- [Required work]:
Read the lines below. Copy out any that hold the string "this".

- [Data]:
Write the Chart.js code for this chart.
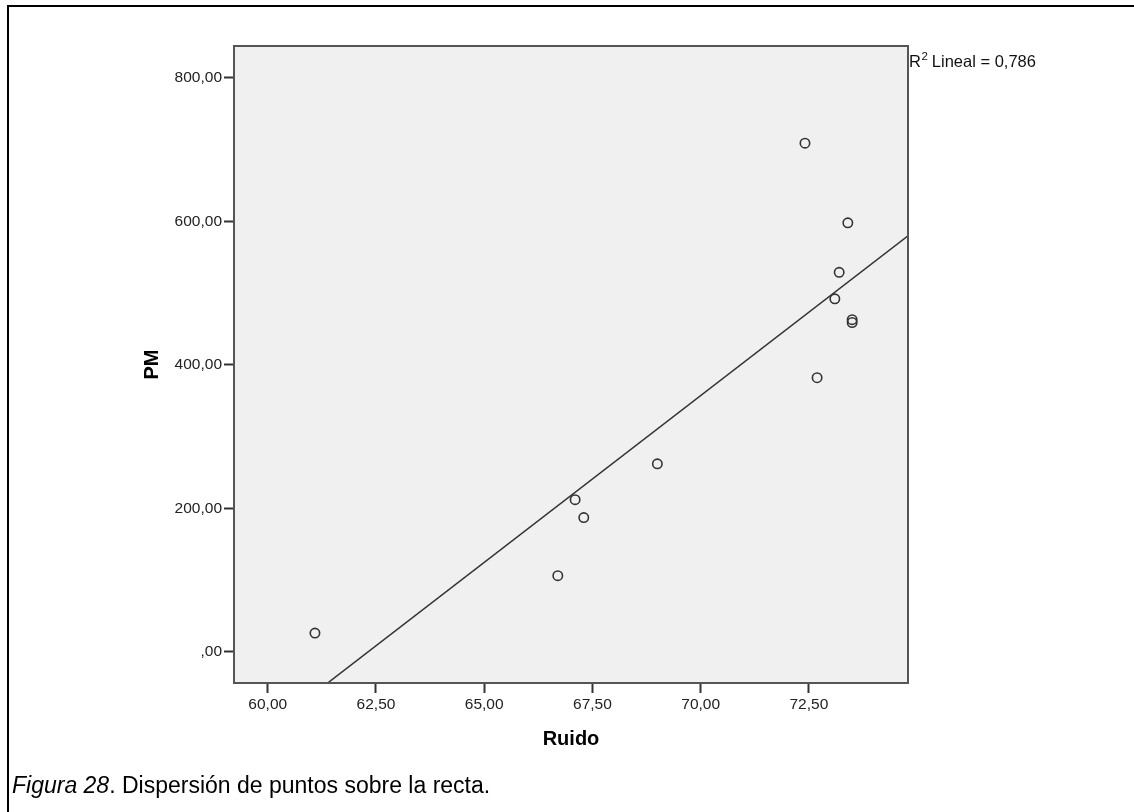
<!DOCTYPE html>
<html>
<head>
<meta charset="utf-8">
<script src="https://cdn.jsdelivr.net/npm/chart.js@4/dist/chart.umd.min.js"></script>
<style>
  html, body { margin: 0; padding: 0; background: #fff; overflow: hidden; }
  #wrap { position: relative; width: 1134px; height: 812px; }
  #frame { position: absolute; left: 7px; top: 5px; width: 1300px; height: 1000px;
           border-top: 2px solid #000; border-left: 2px solid #000; }
  #chart { position: absolute; left: 0; top: 0; }
  #caption { position: absolute; left: 12px; top: 774px; font-family: "Liberation Sans", Arial, sans-serif;
             font-size: 23px; line-height: 23px; color: #000; white-space: nowrap; }
</style>
</head>
<body>
<div id="wrap">
  <div id="frame"></div>
  <canvas id="chart" width="1134" height="812"></canvas>
  <div id="caption"><i>Figura 28</i>. Dispersión de puntos sobre la recta.</div>
</div>
<script>
// ========== DATA ==========
const ruido = [61.09, 66.70, 67.10, 67.30, 69.00, 72.41, 73.40, 73.20, 73.10, 73.50, 73.50, 72.69];
const pm    = [26, 106, 212, 187, 262, 709, 598, 529, 492, 463, 459, 382];

const xTicks = [60, 62.5, 65, 67.5, 70, 72.5];
const xTickLabels = ['60,00', '62,50', '65,00', '67,50', '70,00', '72,50'];
const yTicks = [0, 200, 400, 600, 800];
const yTickLabels = [',00', '200,00', '400,00', '600,00', '800,00'];

const xRange = [59.22, 74.79];
const yRange = [-43.6, 844.5];
const r2Text = 'Lineal = 0,786';

// least squares fit through the points
function linearFit(xs, ys) {
    const n = xs.length;
    const mx = xs.reduce((a, b) => a + b, 0) / n;
    const my = ys.reduce((a, b) => a + b, 0) / n;
    let sxy = 0, sxx = 0;
    for (let i = 0; i < n; i++) {
        sxy += (xs[i] - mx) * (ys[i] - my);
        sxx += (xs[i] - mx) * (xs[i] - mx);
    }
    const slope = sxy / sxx;
    return { slope, intercept: my - slope * mx };
}
const fit = linearFit(ruido, pm);
const fitLine = xRange.map(x => ({ x, y: fit.intercept + fit.slope * x }));

const FONT = '"Liberation Sans", Arial, sans-serif';
Chart.defaults.font.family = FONT;

const plotBox = {
    id: 'plotBox',
    beforeDraw(chart) {
        const a = chart.chartArea, ctx = chart.ctx;
        ctx.save();
        ctx.fillStyle = '#f0f0f0';
        ctx.fillRect(a.left, a.top, a.right - a.left, a.bottom - a.top);
        ctx.restore();
    },
    afterDraw(chart) {
        const a = chart.chartArea, ctx = chart.ctx;
        ctx.save();
        ctx.strokeStyle = '#555';
        ctx.lineWidth = 2;
        ctx.strokeRect(a.left, a.top, a.right - a.left, a.bottom - a.top);
        // R2 label
        ctx.fillStyle = '#111';
        ctx.textBaseline = 'alphabetic';
        ctx.textAlign = 'left';
        let x = a.right + 1;
        const base = 66.5;
        ctx.font = '16.5px ' + FONT;
        ctx.fillText('R', x, base);
        x += ctx.measureText('R').width + 0.5;
        ctx.font = '11.5px ' + FONT;
        ctx.fillText('2', x, base - 6.5);
        x += ctx.measureText('2').width + 4;
        ctx.font = '16.5px ' + FONT;
        ctx.fillText(r2Text, x, base);
        ctx.restore();
    }
};

new Chart(document.getElementById('chart'), {
    type: 'scatter',
    data: {
        datasets: [
            {
                type: 'scatter',
                data: ruido.map((x, i) => ({ x, y: pm[i] })),
                pointStyle: 'circle',
                pointRadius: 4.7,
                pointBorderWidth: 1.6,
                pointBorderColor: '#333',
                pointBackgroundColor: 'rgba(0,0,0,0)'
            },
            {
                type: 'line',
                data: fitLine,
                borderColor: '#333',
                borderWidth: 1.5,
                pointRadius: 0,
                fill: false,
                clip: 0
            }
        ]
    },
    options: {
        responsive: false,
        animation: false,
        events: [],
        layout: { padding: { left: 120, top: 46, right: 226, bottom: 40 } },
        plugins: { legend: { display: false }, tooltip: { enabled: false } },
        scales: {
            x: {
                type: 'linear',
                min: xRange[0],
                max: xRange[1],
                afterBuildTicks: s => { s.ticks = xTicks.map(v => ({ value: v })); },
                afterFit: s => { s.height = 812 - 40 - 683; },
                ticks: {
                    color: '#222', font: { size: 15.5 }, padding: 2, maxRotation: 0,
                    callback: v => xTickLabels[xTicks.indexOf(v)]
                },
                grid: { drawOnChartArea: false, drawTicks: true, tickLength: 10, tickWidth: 2, tickColor: '#333' },
                border: { display: false },
                title: { display: true, text: 'Ruido', color: '#000', font: { size: 20, weight: 'bold' }, padding: { top: 0, bottom: 21 } }
            },
            y: {
                type: 'linear',
                min: yRange[0],
                max: yRange[1],
                afterBuildTicks: s => { s.ticks = yTicks.map(v => ({ value: v })); },
                afterFit: s => { s.width = 234 - 120; },
                ticks: {
                    color: '#222', font: { size: 15.5 }, padding: 2,
                    callback: v => yTickLabels[yTicks.indexOf(v)]
                },
                grid: { drawOnChartArea: false, drawTicks: true, tickLength: 10, tickWidth: 2, tickColor: '#333' },
                border: { display: false },
                title: { display: true, text: 'PM', color: '#000', font: { size: 20, weight: 'bold' }, padding: { top: 20, bottom: 0 } }
            }
        }
    },
    plugins: [plotBox]
});
</script>
</body>
</html>
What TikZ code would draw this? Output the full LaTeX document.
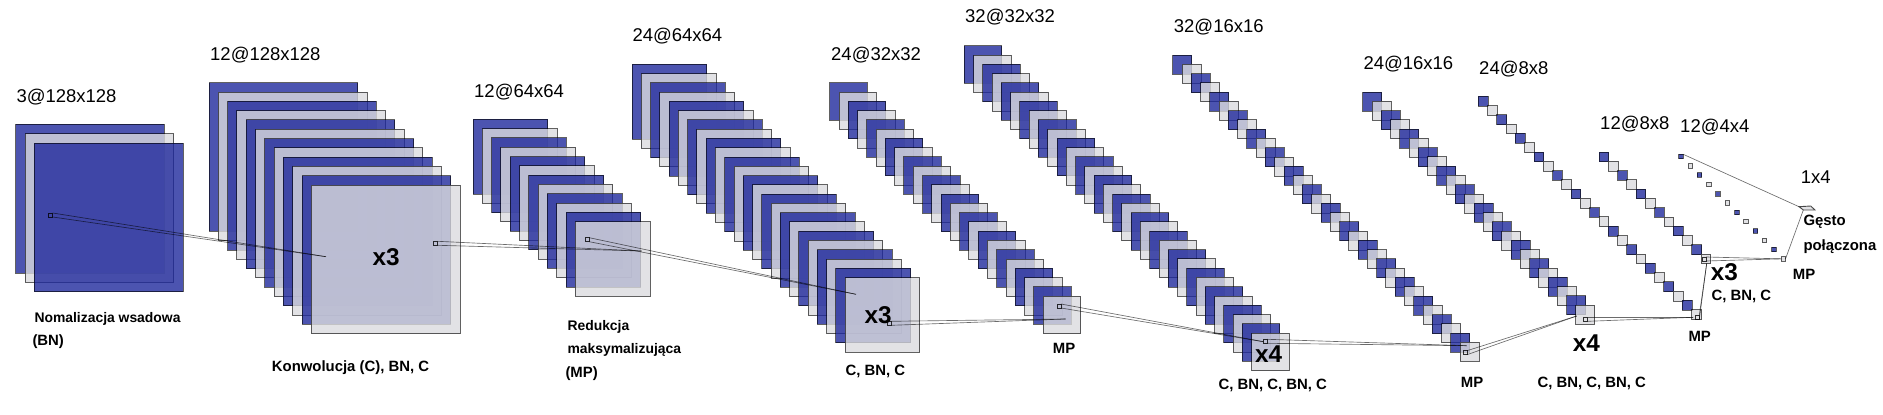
\documentclass[tikz,border=0pt]{standalone}
\usepackage{fontspec}
\setmainfont{Liberation Sans}
\definecolor{layblue}{RGB}{31,41,156}
\definecolor{laygray}{RGB}{219,219,222}
\tikzset{
  layerbase/.style={anchor=north west,inner sep=0pt,outer sep=0pt,line width=0.9pt,draw=black,draw opacity=0.62,fill opacity=0.8},
  blueplane/.style={layerbase,fill=layblue},
  grayplane/.style={layerbase,fill=laygray},
  probe/.style={anchor=north west,inner sep=0pt,outer sep=0pt,minimum size=4pt,draw=black,line width=0.8pt,draw opacity=0.8},
  funnel/.style={draw=black,line width=0.65pt,draw opacity=0.58},
  dimlabel/.style={anchor=base west,inner sep=0pt,font=\fontsize{18.5}{20}\selectfont},
  oplabel/.style={anchor=base west,inner sep=0pt,font=\bfseries\fontsize{13.9}{16}\selectfont},
  oplabelwide/.style={anchor=base west,inner sep=0pt,font=\bfseries\fontsize{14.9}{16}\selectfont},
  multlabel/.style={anchor=base west,inner sep=0pt,font=\bfseries\fontsize{24.3}{26}\selectfont}
}
% name, x, y, side, layers, step
\newcommand{\planestack}[6]{%
  \foreach \k in {1,...,#5}{%
    \pgfmathsetmacro{\px}{#2+(\k-1)*#6}%
    \pgfmathsetmacro{\py}{#3+(\k-1)*#6}%
    \pgfmathtruncatemacro{\odd}{mod(\k,2)}%
    \ifnum\odd=1
      \node[blueplane,minimum size=#4pt] (#1-\k) at (\px,\py) {};
    \else
      \node[grayplane,minimum size=#4pt] (#1-\k) at (\px,\py) {};
    \fi
  }%
}
\newcommand{\funnelto}[2]{%
  \draw[funnel] (#1.north east) -- (#2);
  \draw[funnel] (#1.south east) -- (#2);
}
\begin{document}
\begin{tikzpicture}[x=1pt,y=-1pt]
\useasboundingbox (0,0) rectangle (1883,415);
% stacks
\planestack{sa}{15.7}{124.3}{148.7}{3}{9.33}
\planestack{sb}{209}{82.7}{148.7}{12}{9.3}
\planestack{sc}{473}{119.3}{74.7}{12}{9.3}
\planestack{sd}{632}{64.3}{74.7}{24}{9.27}
\planestack{se}{829.7}{82.7}{37.5}{24}{9.28}
\planestack{sf}{964.3}{45.7}{37.5}{32}{9.27}
\planestack{sg}{1172.7}{55}{19}{32}{9.27}
\planestack{sh}{1362.7}{92}{19}{24}{9.27}
\planestack{si}{1478.3}{96.3}{9.8}{24}{9.28}
\planestack{sj}{1599}{152}{9.7}{12}{9.28}
\planestack{sk}{1678.7}{154.3}{4.5}{12}{9.3}
% dense layer
\coordinate (da) at (1799,206.7);
\coordinate (db) at (1810.7,206);
\coordinate (dc) at (1815,210);
\coordinate (dd) at (1803.3,210);
\draw[line width=0.9pt,draw=black,draw opacity=0.7,fill=laygray,fill opacity=0.8] (da) -- (db) -- (dc) -- (dd) -- cycle;
% probes
\node[probe] (pa) at (48.7,213) {};
\node[probe] (pb) at (433.7,241.3) {};
\node[probe] (pc) at (585.3,237.7) {};
\node[probe] (pd) at (887.3,321.3) {};
\node[probe] (pe) at (1057,304) {};
\node[probe] (pf) at (1263.3,339.3) {};
\node[probe] (pg) at (1463,350.7) {};
\node[probe] (ph) at (1583.7,317.3) {};
\node[probe] (pi) at (1695.3,315.3) {};
\node[probe] (pj) at (1702,257) {};
% funnel apexes
\coordinate (aa) at (326,256.7);
\coordinate (ab) at (641.7,251);
\coordinate (ac) at (856,294.3);
\coordinate (ad) at (1065.7,319);
\coordinate (ae) at (1263.3,341.7);
\coordinate (af) at (1466.7,345.7);
\coordinate (ag) at (1576.7,316);
\coordinate (ah) at (1693.3,317.3);
\coordinate (ai) at (1706.7,263.3);
% connectors
\funnelto{pa}{aa}
\funnelto{pb}{ab}
\funnelto{pc}{ac}
\funnelto{pd}{ad}
\funnelto{pe}{ae}
\funnelto{pf}{af}
\funnelto{pg}{ag}
\funnelto{ph}{ah}
\funnelto{pi}{ai}
\funnelto{pj}{sk-12.west}
\draw[funnel] (sk-1.north east) -- (da);
\draw[funnel] (sk-12.east) -- (dd);
% dimension labels
\node[dimlabel] (ta) at (16.3,102) {3@128x128};
\node[dimlabel] (tb) at (210,60) {12@128x128};
\node[dimlabel] (tc) at (474,97) {12@64x64};
\node[dimlabel] (td) at (632.3,41) {24@64x64};
\node[dimlabel] (te) at (831,60) {24@32x32};
\node[dimlabel] (tf) at (965,23) {32@32x32};
\node[dimlabel] (tg) at (1173.7,32) {32@16x16};
\node[dimlabel] (th) at (1363.3,69) {24@16x16};
\node[dimlabel] (ti) at (1479,74) {24@8x8};
\node[dimlabel] (tj) at (1600,129.7) {12@8x8};
\node[dimlabel] (tk) at (1680,132) {12@4x4};
\node[dimlabel] (tl) at (1800.7,183) {1x4};
% operation labels
\node[oplabel] (oa) at (34.3,322.7) {Nomalizacja wsadowa};
\node[oplabelwide] (ob) at (32.3,345) {(BN)};
\node[oplabelwide] (oc) at (271.7,371) {Konwolucja (C), BN, C};
\node[oplabel] (od) at (567.3,330) {Redukcja};
\node[oplabel] (oe) at (567.3,353.3) {maksymalizująca};
\node[oplabelwide] (of) at (565.3,377) {(MP)};
\node[oplabelwide] (og) at (845.3,375.3) {C, BN, C};
\node[oplabelwide] (oh) at (1052.7,353.3) {MP};
\node[oplabelwide] (oi) at (1218.3,389.3) {C, BN, C, BN, C};
\node[oplabelwide] (oj) at (1460.7,387.3) {MP};
\node[oplabelwide] (ok) at (1537.3,387.3) {C, BN, C, BN, C};
\node[oplabelwide] (ol) at (1688.3,341) {MP};
\node[oplabelwide] (om) at (1711.3,300) {C, BN, C};
\node[oplabelwide] (on) at (1792.7,279) {MP};
\node[oplabelwide] (oo) at (1803.3,225) {Gęsto};
\node[oplabelwide] (op) at (1803.3,250) {połączona};
% multipliers
\node[multlabel] (xa) at (372.3,265.7) {x3};
\node[multlabel] (xb) at (864.3,323) {x3};
\node[multlabel] (xc) at (1255,362.3) {x4};
\node[multlabel] (xd) at (1572.7,351.7) {x4};
\node[multlabel] (xe) at (1710.7,280.7) {x3};
\end{tikzpicture}
\end{document}
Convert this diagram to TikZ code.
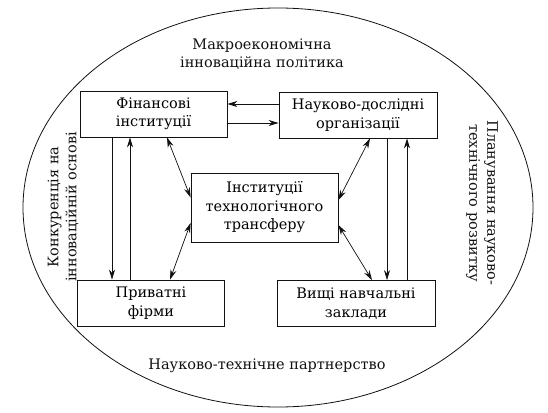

- [The result]:
Write the Chart.js code for this chart.
What TikZ code would draw this? Output the full LaTeX document.
Convert this diagram to TikZ code.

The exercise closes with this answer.